▸ **THE TASK**: Report, word for word, every line of the material that contains "matplotlib".

▸ **MATERIAL**:
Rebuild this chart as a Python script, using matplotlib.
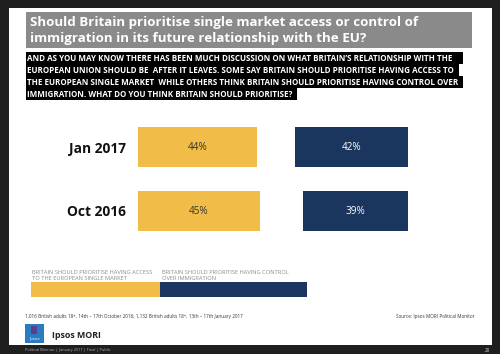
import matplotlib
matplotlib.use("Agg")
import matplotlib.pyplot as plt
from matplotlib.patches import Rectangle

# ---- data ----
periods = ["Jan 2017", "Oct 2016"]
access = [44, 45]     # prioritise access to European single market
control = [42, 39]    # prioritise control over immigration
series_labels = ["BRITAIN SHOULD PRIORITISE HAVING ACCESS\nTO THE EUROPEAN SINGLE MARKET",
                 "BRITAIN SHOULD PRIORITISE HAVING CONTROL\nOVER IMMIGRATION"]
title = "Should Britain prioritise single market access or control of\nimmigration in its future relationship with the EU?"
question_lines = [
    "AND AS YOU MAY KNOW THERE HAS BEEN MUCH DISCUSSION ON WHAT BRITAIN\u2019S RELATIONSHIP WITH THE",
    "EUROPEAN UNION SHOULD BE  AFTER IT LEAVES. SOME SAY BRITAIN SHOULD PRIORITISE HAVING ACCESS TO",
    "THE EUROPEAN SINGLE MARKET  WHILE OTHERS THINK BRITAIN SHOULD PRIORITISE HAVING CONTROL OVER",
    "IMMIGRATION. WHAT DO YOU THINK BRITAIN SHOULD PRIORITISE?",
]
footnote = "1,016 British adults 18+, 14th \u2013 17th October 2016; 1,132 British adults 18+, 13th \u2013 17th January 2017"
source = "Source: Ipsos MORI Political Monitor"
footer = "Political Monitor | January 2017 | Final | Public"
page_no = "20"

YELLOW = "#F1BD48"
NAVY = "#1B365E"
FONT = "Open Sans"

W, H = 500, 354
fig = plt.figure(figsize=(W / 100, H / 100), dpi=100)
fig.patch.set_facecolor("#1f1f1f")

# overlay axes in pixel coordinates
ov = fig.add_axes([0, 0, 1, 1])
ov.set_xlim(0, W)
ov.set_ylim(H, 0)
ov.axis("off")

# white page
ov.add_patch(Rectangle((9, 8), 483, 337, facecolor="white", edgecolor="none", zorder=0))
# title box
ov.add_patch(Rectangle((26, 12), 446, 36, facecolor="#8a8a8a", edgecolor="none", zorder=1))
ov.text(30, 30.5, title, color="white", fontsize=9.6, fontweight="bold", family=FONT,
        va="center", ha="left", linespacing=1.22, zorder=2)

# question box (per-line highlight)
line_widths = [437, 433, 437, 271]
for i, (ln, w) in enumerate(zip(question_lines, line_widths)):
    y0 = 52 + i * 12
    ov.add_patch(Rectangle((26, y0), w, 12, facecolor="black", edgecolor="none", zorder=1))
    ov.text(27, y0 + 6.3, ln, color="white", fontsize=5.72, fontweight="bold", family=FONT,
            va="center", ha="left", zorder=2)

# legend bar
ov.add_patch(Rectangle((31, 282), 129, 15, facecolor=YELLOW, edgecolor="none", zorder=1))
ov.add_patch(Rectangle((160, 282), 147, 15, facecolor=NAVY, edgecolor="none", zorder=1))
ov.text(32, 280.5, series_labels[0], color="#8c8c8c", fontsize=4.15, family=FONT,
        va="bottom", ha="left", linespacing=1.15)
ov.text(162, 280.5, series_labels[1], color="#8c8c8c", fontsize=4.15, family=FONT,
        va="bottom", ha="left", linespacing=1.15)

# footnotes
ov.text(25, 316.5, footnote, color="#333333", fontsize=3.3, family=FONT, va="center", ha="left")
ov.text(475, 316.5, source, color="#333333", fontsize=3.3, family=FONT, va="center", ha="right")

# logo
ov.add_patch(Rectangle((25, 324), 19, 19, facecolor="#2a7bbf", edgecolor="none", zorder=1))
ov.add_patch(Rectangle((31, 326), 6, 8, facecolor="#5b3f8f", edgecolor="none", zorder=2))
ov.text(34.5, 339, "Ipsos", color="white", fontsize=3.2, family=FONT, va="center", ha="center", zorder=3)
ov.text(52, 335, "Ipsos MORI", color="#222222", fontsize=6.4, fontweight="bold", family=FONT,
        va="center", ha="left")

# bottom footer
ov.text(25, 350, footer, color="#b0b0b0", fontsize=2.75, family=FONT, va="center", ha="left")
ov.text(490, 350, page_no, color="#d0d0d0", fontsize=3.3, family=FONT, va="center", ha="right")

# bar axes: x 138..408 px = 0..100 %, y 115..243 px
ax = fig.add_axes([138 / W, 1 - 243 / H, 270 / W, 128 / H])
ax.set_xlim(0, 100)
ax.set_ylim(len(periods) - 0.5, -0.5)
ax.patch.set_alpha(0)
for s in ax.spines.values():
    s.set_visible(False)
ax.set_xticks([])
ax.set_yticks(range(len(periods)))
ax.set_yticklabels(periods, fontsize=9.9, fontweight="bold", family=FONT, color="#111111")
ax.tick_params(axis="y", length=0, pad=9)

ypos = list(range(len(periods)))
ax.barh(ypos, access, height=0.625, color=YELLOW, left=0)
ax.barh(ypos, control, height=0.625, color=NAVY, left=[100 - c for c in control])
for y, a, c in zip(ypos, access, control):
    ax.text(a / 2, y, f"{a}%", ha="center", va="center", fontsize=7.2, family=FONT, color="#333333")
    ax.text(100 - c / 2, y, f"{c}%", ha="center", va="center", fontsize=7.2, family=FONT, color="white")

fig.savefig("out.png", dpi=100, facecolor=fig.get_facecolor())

▸ **OUTPUT OF THE TASK**:
Rebuild this chart as a Python script, using matplotlib.
import matplotlib
matplotlib.use("Agg")
import matplotlib.pyplot as plt
from matplotlib.patches import Rectangle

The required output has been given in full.